━━ Data supplied ━━
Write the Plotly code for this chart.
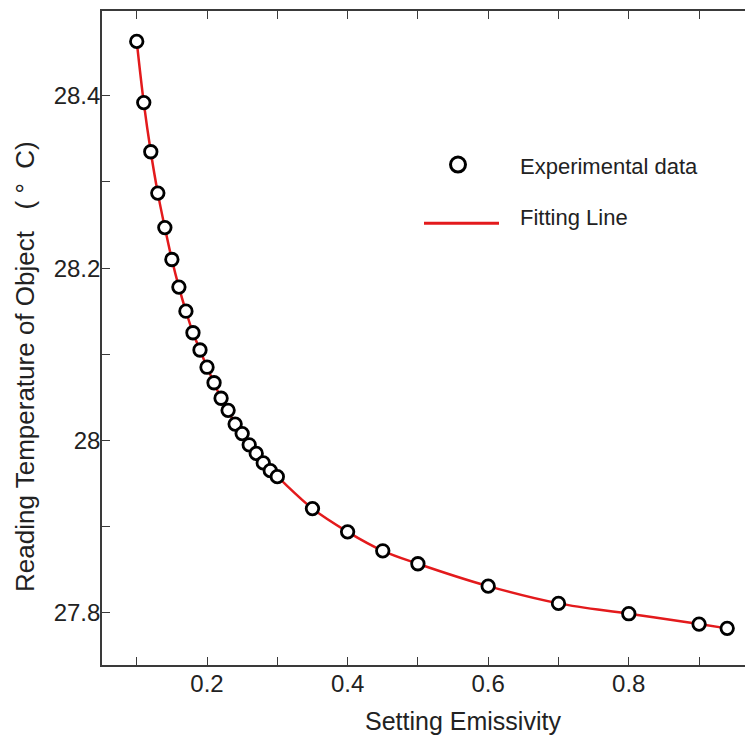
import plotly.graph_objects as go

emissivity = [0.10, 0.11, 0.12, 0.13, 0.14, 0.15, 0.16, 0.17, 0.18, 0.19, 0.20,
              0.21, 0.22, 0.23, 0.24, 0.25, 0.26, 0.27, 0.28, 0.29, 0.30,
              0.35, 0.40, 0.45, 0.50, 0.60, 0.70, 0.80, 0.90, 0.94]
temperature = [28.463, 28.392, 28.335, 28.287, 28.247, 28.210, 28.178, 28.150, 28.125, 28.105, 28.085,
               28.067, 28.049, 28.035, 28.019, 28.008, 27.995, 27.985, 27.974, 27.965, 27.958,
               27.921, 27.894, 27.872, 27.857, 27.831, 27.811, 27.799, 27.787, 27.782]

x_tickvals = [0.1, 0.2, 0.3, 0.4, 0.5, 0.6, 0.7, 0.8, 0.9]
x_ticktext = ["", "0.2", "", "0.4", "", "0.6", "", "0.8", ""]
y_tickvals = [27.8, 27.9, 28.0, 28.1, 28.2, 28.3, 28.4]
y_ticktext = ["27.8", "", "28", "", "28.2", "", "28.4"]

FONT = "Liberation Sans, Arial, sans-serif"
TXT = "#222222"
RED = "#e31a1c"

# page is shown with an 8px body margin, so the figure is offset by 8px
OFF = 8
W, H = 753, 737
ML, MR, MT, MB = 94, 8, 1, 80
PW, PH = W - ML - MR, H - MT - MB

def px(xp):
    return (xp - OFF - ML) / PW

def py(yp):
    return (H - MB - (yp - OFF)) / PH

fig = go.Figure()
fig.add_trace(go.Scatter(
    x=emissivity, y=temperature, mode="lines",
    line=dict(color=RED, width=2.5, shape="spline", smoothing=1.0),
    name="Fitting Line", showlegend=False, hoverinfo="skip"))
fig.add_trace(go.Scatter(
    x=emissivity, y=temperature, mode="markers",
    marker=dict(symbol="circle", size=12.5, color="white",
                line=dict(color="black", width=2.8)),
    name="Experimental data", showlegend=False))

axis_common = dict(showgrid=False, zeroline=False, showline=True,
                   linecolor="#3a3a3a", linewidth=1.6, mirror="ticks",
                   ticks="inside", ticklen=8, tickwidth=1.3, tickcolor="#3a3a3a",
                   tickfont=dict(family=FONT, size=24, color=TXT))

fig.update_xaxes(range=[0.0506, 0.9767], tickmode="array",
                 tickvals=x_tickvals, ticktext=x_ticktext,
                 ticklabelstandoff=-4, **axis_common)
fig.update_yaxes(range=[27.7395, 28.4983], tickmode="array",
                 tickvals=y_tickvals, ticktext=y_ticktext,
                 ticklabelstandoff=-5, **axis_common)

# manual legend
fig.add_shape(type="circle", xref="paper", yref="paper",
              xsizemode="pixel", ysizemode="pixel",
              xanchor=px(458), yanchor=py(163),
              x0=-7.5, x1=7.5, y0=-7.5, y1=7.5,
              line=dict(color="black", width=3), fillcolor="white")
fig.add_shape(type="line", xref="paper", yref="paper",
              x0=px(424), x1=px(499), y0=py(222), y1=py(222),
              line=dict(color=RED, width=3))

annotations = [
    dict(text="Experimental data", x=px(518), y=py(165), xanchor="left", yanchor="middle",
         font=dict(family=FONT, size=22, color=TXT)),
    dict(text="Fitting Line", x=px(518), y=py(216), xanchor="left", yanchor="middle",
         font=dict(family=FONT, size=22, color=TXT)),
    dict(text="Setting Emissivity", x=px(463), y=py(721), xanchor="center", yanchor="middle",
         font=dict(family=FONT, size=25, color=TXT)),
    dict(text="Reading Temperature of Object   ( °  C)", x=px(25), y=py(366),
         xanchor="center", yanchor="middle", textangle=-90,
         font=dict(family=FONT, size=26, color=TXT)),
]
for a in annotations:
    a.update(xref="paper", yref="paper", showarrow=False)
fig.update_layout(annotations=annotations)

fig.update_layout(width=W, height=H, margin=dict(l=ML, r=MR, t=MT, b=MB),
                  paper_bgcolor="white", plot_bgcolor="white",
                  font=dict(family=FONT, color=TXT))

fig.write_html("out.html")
━━━
━━ Data supplied ━━
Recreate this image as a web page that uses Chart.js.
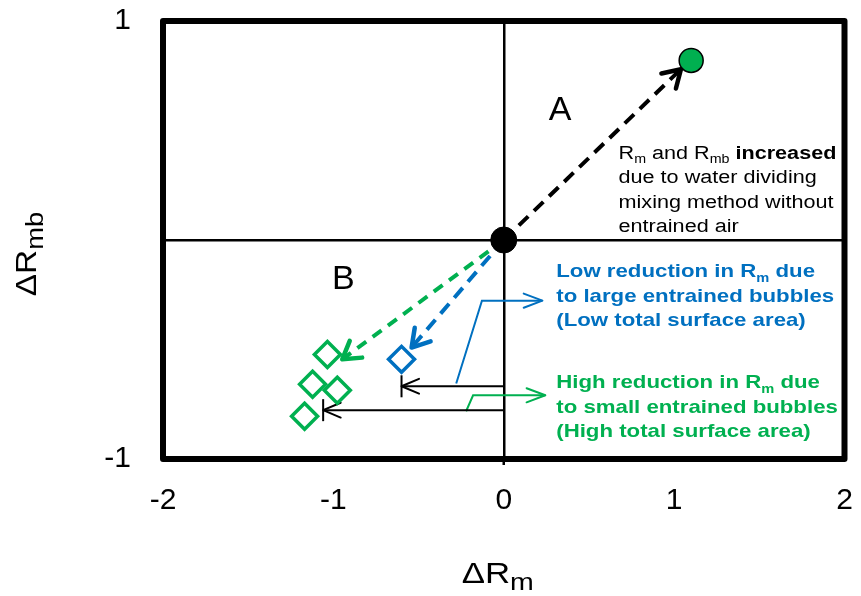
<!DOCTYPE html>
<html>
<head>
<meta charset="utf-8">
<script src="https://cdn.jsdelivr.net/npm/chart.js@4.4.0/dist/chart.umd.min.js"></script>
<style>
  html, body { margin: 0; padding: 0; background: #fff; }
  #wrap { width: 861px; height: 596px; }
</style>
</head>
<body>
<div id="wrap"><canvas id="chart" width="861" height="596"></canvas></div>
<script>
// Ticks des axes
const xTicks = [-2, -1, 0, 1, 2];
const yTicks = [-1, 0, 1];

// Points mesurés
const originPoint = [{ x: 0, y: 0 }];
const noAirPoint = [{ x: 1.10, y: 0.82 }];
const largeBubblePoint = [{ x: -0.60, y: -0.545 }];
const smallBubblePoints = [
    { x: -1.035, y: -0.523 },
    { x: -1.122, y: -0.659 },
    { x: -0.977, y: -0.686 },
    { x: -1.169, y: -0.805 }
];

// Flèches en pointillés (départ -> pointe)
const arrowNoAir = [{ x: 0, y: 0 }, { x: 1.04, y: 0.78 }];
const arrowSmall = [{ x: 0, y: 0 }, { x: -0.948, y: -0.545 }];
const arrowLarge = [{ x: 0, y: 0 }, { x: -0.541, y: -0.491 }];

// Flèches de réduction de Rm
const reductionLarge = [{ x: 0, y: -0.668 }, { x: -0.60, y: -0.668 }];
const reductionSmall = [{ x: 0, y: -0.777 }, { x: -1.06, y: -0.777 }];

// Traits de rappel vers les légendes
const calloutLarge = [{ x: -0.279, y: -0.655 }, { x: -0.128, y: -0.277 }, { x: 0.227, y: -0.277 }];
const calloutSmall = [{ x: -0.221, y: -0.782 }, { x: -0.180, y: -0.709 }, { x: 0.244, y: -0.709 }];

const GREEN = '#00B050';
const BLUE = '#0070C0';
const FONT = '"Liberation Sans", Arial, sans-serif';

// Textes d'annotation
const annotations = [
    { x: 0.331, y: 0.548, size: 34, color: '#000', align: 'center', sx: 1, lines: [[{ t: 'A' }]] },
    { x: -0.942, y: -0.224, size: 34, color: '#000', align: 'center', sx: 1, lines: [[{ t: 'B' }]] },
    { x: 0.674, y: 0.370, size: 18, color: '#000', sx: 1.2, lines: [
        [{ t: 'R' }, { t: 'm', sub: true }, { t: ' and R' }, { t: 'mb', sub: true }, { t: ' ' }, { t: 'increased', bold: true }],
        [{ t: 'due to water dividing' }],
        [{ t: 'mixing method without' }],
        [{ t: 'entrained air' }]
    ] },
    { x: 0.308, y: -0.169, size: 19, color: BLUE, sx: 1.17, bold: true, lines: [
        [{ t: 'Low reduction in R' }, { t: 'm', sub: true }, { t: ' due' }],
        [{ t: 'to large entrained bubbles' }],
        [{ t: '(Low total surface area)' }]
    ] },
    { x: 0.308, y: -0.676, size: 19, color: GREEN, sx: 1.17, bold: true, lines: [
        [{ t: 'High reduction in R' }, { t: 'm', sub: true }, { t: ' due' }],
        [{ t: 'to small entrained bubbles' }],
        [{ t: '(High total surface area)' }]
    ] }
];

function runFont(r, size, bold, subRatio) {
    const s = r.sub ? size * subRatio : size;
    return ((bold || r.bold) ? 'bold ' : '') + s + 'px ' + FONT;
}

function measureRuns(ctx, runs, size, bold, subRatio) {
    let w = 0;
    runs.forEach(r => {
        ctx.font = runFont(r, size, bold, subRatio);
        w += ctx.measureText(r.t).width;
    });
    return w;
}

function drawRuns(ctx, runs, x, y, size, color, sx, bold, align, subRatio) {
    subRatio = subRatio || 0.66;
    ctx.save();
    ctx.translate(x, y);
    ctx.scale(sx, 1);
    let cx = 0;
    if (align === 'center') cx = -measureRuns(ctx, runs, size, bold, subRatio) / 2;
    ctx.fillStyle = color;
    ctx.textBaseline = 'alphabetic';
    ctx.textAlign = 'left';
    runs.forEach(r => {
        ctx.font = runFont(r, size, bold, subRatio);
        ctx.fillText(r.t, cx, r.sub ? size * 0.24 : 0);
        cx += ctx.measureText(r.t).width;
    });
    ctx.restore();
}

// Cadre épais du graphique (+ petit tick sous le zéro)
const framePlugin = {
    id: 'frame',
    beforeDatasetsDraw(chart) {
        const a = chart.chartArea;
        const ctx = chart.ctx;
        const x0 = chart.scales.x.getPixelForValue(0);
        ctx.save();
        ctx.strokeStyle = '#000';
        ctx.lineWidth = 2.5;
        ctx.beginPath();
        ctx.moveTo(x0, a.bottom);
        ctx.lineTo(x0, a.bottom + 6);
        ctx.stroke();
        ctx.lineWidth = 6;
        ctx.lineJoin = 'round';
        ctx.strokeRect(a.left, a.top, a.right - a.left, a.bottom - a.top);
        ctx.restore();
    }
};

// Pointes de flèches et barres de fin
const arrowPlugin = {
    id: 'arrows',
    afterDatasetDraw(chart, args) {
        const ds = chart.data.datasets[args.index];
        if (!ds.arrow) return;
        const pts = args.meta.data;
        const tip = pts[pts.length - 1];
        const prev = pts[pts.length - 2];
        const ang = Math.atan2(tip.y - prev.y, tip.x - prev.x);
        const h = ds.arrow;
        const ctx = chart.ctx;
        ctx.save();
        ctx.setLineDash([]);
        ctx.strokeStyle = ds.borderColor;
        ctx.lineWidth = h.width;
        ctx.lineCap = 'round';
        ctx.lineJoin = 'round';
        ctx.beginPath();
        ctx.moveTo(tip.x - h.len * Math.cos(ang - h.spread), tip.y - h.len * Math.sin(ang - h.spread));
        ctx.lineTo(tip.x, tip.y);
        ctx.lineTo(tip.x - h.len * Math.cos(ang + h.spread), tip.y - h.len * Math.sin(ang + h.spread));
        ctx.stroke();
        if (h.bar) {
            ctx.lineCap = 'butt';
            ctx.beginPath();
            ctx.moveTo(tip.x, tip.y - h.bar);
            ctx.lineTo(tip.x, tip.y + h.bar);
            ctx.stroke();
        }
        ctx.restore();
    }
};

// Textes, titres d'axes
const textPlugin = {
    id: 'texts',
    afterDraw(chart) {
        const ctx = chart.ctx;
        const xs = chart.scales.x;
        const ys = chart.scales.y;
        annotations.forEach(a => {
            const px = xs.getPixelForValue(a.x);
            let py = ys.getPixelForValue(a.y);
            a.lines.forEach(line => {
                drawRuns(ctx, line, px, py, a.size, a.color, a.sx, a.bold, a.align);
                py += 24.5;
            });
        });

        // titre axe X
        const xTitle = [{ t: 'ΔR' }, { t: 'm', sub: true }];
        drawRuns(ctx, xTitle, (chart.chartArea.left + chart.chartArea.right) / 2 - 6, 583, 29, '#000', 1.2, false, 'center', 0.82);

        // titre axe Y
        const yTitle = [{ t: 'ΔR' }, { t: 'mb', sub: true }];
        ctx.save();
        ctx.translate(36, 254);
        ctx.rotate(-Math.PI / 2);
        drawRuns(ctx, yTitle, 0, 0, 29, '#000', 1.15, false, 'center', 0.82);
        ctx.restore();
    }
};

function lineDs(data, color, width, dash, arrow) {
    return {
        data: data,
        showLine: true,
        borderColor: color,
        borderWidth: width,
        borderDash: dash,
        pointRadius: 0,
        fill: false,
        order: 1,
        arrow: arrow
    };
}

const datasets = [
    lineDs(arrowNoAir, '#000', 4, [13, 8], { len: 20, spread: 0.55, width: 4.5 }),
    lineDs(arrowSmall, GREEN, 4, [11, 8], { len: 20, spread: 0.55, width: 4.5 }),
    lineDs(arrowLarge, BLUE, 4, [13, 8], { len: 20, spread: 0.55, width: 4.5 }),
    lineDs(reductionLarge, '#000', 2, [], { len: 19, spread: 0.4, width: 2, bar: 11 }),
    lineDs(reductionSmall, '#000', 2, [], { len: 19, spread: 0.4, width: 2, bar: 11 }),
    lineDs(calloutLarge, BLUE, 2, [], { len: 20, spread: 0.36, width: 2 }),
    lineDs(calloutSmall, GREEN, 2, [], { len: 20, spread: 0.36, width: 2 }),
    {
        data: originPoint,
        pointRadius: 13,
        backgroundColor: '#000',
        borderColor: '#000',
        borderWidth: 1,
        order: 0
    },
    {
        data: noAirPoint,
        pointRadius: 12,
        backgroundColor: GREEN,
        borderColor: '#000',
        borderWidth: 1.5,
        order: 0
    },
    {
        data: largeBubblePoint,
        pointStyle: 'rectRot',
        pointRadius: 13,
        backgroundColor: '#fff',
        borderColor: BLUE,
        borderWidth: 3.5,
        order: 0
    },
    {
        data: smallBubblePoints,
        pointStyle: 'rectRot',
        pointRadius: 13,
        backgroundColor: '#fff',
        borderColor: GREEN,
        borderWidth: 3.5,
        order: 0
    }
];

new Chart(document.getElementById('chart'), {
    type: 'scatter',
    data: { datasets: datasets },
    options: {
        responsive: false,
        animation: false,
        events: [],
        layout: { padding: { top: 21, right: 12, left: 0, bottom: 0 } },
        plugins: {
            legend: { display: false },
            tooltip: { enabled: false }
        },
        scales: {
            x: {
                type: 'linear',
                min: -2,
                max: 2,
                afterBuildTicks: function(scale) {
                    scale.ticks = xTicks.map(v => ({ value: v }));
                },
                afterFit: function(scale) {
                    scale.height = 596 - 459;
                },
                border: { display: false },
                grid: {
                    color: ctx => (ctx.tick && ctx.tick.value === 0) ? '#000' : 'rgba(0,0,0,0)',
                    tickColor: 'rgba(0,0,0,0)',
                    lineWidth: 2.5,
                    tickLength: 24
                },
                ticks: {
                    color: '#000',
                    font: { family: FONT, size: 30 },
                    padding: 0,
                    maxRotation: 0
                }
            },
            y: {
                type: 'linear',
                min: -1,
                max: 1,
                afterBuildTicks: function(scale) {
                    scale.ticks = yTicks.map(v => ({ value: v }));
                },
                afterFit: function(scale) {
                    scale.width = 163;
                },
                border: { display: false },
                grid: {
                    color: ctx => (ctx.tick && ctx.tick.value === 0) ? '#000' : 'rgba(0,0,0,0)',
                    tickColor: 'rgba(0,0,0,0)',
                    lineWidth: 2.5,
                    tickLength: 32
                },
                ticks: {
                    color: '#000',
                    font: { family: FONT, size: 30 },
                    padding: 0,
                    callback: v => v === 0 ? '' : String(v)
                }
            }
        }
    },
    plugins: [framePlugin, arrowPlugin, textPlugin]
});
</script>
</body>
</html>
━━━
━━ Data supplied ━━
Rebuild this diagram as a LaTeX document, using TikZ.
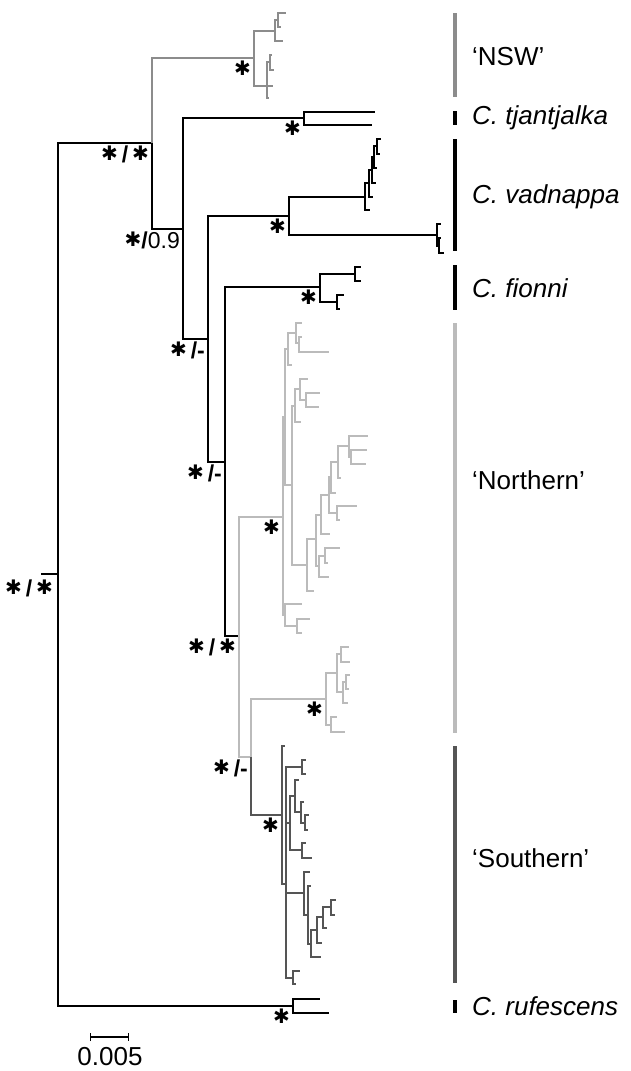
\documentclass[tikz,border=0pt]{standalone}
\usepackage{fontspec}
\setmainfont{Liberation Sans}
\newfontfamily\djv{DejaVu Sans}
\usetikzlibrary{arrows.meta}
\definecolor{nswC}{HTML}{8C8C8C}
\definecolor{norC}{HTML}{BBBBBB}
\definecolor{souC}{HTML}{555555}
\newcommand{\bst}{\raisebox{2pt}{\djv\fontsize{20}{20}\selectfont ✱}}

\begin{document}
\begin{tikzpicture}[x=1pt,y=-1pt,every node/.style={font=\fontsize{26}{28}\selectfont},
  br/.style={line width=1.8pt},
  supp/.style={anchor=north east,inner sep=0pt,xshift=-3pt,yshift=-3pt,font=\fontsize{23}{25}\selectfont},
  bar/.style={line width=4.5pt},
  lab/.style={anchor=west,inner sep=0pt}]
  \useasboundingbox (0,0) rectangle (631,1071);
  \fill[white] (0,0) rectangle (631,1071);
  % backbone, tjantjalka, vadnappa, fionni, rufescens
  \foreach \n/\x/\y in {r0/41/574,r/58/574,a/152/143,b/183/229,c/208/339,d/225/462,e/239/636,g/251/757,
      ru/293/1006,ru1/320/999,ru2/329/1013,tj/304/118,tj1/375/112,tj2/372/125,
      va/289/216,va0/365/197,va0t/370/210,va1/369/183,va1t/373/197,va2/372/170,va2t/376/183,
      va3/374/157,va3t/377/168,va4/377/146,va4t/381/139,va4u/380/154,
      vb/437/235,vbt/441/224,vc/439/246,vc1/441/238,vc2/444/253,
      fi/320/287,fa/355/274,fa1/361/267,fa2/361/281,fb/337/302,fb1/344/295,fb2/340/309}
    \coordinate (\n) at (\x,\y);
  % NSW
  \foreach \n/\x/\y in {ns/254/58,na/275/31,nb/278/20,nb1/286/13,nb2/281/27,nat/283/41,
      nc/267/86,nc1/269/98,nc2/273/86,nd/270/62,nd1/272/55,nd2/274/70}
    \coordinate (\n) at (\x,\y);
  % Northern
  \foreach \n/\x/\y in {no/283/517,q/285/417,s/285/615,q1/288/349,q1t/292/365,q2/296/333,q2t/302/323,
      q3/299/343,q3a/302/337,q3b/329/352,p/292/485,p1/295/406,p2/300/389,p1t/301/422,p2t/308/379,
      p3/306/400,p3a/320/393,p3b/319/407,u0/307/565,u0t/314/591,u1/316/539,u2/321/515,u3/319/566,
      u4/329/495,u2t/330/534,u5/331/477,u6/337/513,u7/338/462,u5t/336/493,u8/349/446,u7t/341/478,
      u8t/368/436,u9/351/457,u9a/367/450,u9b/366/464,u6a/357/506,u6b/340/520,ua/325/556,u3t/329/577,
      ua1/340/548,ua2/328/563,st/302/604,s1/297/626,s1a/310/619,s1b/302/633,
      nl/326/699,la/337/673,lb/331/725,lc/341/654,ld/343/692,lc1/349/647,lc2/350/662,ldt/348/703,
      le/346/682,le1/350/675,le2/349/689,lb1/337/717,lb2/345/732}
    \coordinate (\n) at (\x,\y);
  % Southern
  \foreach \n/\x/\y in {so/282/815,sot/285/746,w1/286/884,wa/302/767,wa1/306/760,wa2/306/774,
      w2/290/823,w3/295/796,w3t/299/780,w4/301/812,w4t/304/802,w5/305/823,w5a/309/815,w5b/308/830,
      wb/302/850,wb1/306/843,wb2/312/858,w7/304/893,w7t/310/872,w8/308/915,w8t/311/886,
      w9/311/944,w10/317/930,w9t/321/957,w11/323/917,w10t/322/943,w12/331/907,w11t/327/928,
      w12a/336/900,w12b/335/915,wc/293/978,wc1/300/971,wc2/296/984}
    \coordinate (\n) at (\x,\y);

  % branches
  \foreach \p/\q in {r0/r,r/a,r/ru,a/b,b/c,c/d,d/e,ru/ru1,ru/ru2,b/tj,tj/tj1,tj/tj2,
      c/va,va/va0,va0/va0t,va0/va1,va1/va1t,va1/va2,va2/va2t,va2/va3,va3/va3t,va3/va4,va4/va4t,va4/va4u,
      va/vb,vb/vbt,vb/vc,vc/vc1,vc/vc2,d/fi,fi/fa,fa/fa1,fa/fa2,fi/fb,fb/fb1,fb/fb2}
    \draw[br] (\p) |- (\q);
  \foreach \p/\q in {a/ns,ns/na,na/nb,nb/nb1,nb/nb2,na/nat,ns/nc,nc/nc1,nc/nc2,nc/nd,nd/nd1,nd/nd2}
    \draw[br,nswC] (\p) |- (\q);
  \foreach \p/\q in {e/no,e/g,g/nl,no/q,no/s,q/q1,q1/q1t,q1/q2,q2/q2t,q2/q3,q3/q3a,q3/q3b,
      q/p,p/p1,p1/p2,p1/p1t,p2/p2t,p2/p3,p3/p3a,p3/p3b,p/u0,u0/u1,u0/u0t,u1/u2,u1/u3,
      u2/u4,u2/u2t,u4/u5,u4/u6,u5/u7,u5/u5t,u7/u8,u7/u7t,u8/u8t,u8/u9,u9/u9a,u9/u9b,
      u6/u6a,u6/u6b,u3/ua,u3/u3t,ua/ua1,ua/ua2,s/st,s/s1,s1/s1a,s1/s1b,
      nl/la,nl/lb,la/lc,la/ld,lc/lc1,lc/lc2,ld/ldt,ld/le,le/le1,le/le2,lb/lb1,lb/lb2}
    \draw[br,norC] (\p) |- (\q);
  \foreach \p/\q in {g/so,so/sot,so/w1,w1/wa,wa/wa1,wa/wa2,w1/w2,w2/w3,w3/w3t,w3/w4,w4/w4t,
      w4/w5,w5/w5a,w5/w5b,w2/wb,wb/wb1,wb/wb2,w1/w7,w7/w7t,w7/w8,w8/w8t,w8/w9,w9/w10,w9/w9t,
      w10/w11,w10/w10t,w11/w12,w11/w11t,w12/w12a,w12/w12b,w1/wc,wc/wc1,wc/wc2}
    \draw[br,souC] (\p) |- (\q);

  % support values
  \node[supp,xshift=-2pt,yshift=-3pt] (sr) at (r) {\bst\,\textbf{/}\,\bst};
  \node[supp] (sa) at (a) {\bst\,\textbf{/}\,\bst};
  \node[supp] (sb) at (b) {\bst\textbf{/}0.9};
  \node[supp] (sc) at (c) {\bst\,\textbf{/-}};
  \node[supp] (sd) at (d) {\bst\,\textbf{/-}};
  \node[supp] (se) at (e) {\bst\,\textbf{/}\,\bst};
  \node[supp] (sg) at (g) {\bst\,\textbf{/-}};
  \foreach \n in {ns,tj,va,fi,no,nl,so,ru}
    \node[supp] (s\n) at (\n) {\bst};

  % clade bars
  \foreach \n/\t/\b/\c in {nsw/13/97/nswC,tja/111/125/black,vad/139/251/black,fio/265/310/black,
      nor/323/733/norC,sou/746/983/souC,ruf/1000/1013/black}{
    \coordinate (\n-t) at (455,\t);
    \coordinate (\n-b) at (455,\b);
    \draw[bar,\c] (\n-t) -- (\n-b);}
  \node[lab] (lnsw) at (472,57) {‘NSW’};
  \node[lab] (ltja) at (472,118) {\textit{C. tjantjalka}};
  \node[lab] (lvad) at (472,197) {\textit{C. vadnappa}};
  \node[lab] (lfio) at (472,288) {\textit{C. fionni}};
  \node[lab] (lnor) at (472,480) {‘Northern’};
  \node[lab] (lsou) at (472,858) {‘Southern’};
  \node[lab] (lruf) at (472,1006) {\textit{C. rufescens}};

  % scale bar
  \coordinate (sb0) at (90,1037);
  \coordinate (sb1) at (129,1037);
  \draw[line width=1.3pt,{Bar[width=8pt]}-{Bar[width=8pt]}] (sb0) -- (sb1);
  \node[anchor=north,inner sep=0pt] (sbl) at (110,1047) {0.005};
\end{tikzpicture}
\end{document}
━━━
Challenge:
Starting at the line that contains "Write the Plotly code for this chart." and ending at the line that contains "tickfont=dict(family=FONT, size=24, color=TXT))", give the lines again exactly. Do not include the pictures.

Completed task:
Write the Plotly code for this chart.
import plotly.graph_objects as go

emissivity = [0.10, 0.11, 0.12, 0.13, 0.14, 0.15, 0.16, 0.17, 0.18, 0.19, 0.20,
              0.21, 0.22, 0.23, 0.24, 0.25, 0.26, 0.27, 0.28, 0.29, 0.30,
              0.35, 0.40, 0.45, 0.50, 0.60, 0.70, 0.80, 0.90, 0.94]
temperature = [28.463, 28.392, 28.335, 28.287, 28.247, 28.210, 28.178, 28.150, 28.125, 28.105, 28.085,
               28.067, 28.049, 28.035, 28.019, 28.008, 27.995, 27.985, 27.974, 27.965, 27.958,
               27.921, 27.894, 27.872, 27.857, 27.831, 27.811, 27.799, 27.787, 27.782]

x_tickvals = [0.1, 0.2, 0.3, 0.4, 0.5, 0.6, 0.7, 0.8, 0.9]
x_ticktext = ["", "0.2", "", "0.4", "", "0.6", "", "0.8", ""]
y_tickvals = [27.8, 27.9, 28.0, 28.1, 28.2, 28.3, 28.4]
y_ticktext = ["27.8", "", "28", "", "28.2", "", "28.4"]

FONT = "Liberation Sans, Arial, sans-serif"
TXT = "#222222"
RED = "#e31a1c"

# page is shown with an 8px body margin, so the figure is offset by 8px
OFF = 8
W, H = 753, 737
ML, MR, MT, MB = 94, 8, 1, 80
PW, PH = W - ML - MR, H - MT - MB

def px(xp):
    return (xp - OFF - ML) / PW

def py(yp):
    return (H - MB - (yp - OFF)) / PH

fig = go.Figure()
fig.add_trace(go.Scatter(
    x=emissivity, y=temperature, mode="lines",
    line=dict(color=RED, width=2.5, shape="spline", smoothing=1.0),
    name="Fitting Line", showlegend=False, hoverinfo="skip"))
fig.add_trace(go.Scatter(
    x=emissivity, y=temperature, mode="markers",
    marker=dict(symbol="circle", size=12.5, color="white",
                line=dict(color="black", width=2.8)),
    name="Experimental data", showlegend=False))

axis_common = dict(showgrid=False, zeroline=False, showline=True,
                   linecolor="#3a3a3a", linewidth=1.6, mirror="ticks",
                   ticks="inside", ticklen=8, tickwidth=1.3, tickcolor="#3a3a3a",
                   tickfont=dict(family=FONT, size=24, color=TXT))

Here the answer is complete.